— BEGIN —
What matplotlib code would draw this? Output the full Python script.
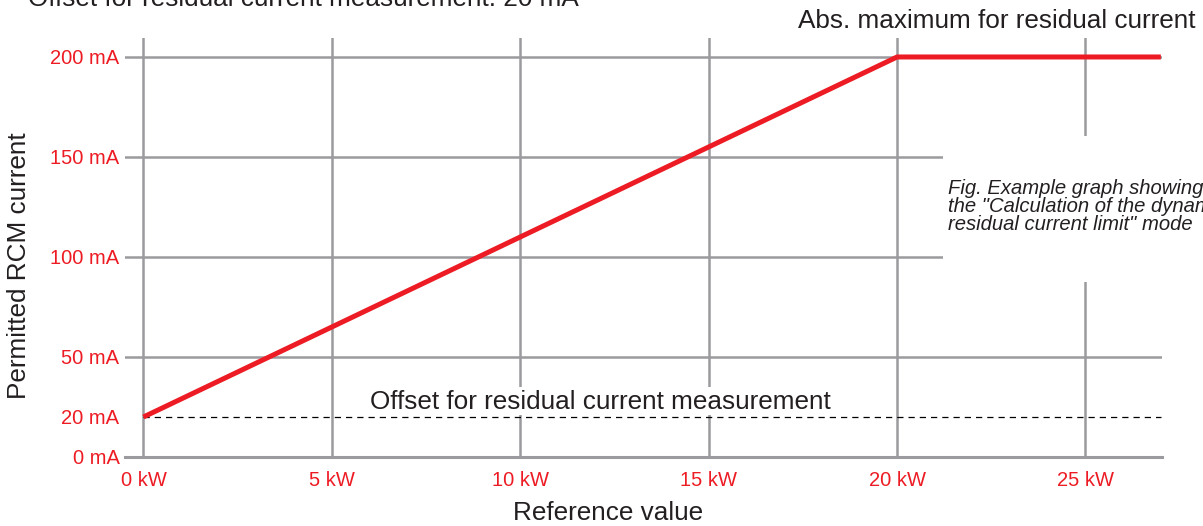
import matplotlib
matplotlib.use('Agg')
import matplotlib.pyplot as plt
from matplotlib.patches import Rectangle

plt.rcParams['font.family'] = ['Liberation Sans', 'DejaVu Sans']

# Data: permitted RCM current vs reference value
ref_kw = [0, 20, 27]
rcm_ma = [20, 200, 200]
offset_ma = 20

x_ticks = [0, 5, 10, 15, 20, 25]
x_labels = ['0 kW', '5 kW', '10 kW', '15 kW', '20 kW', '25 kW']
y_ticks = [0, 20, 50, 100, 150, 200]
y_labels = ['0 mA', '20 mA', '50 mA', '100 mA', '150 mA', '200 mA']
grid_y = [50, 100, 150, 200]

red = '#ed1c24'
gray = '#9b9b9f'
dark = '#231f20'

fig = plt.figure(figsize=(12.03, 5.26), dpi=100)
ax = fig.add_axes([0.1039, 0.1312, 0.8620, 0.7966])
ax.set_xlim(-0.49, 27.03)
ax.set_ylim(0, 209.5)

# ticks and grid (no grid line at 20 mA, so grid on minor ticks)
ax.set_xticks(x_ticks)
ax.set_xticklabels(x_labels)
ax.set_yticks(y_ticks)
ax.set_yticklabels(y_labels)
ax.yaxis.remove_overlapping_locs = False
ax.set_yticks(grid_y, minor=True)
ax.tick_params(axis='both', which='both', length=0, labelsize=14.5, labelcolor=red)
ax.tick_params(axis='x', pad=10)
ax.tick_params(axis='y', pad=4)
ax.set_axisbelow(True)
ax.grid(True, axis='x', which='major', color=gray, lw=1.8)
ax.grid(False, axis='y', which='major')
ax.grid(True, axis='y', which='minor', color=gray, lw=1.8)

for s in ['top', 'right', 'left']:
    ax.spines[s].set_visible(False)
ax.spines['bottom'].set_color(gray)
ax.spines['bottom'].set_linewidth(2.2)

# white boxes behind the annotation texts
ax.add_patch(Rectangle((5.11, 21), 13.96, 14, facecolor='white', edgecolor='none', zorder=1))
ax.add_patch(Rectangle((21.22, 87.5), 6.0, 73, facecolor='white', edgecolor='none', zorder=1))

# offset line and characteristic
ax.hlines(offset_ma, 0, ref_kw[-1], colors='black', lw=0.9, linestyles=(0, (5, 4)), zorder=2)
ax.plot(ref_kw, rcm_ma, color=red, lw=3.6, solid_capstyle='butt', zorder=3)

ax.text(6.01, 24, 'Offset for residual current measurement', fontsize=18.8,
        color=dark, va='baseline', zorder=4)

ax.set_xlabel('Reference value', fontsize=18.8, color=dark)
ax.xaxis.set_label_coords(0.466, -0.105)
ax.set_ylabel('Permitted RCM current', fontsize=18.8, color=dark)
ax.yaxis.set_label_coords(-0.091, 0.456)

fig.text(28 / 1203, 1 - 6 / 526, 'Offset for residual current measurement: 20 mA',
         fontsize=18.8, color=dark, va='baseline')
fig.text(798 / 1203, 1 - 28 / 526, 'Abs. maximum for residual current',
         fontsize=18.8, color=dark, va='baseline')
fig.text(948 / 1203, 1 - 179 / 526,
         'Fig. Example graph showing\nthe "Calculation of the dynamic\nresidual current limit" mode',
         fontsize=14.6, style='italic', color=dark, va='top', linespacing=0.92)

fig.savefig('out.png', dpi=100)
— END —
Repeat the listing above exactly from its first line to the line containing "ax.set_ylim(0, 209.5)", both included, and omit the pictures.

What matplotlib code would draw this? Output the full Python script.
import matplotlib
matplotlib.use('Agg')
import matplotlib.pyplot as plt
from matplotlib.patches import Rectangle

plt.rcParams['font.family'] = ['Liberation Sans', 'DejaVu Sans']

# Data: permitted RCM current vs reference value
ref_kw = [0, 20, 27]
rcm_ma = [20, 200, 200]
offset_ma = 20

x_ticks = [0, 5, 10, 15, 20, 25]
x_labels = ['0 kW', '5 kW', '10 kW', '15 kW', '20 kW', '25 kW']
y_ticks = [0, 20, 50, 100, 150, 200]
y_labels = ['0 mA', '20 mA', '50 mA', '100 mA', '150 mA', '200 mA']
grid_y = [50, 100, 150, 200]

red = '#ed1c24'
gray = '#9b9b9f'
dark = '#231f20'

fig = plt.figure(figsize=(12.03, 5.26), dpi=100)
ax = fig.add_axes([0.1039, 0.1312, 0.8620, 0.7966])
ax.set_xlim(-0.49, 27.03)
ax.set_ylim(0, 209.5)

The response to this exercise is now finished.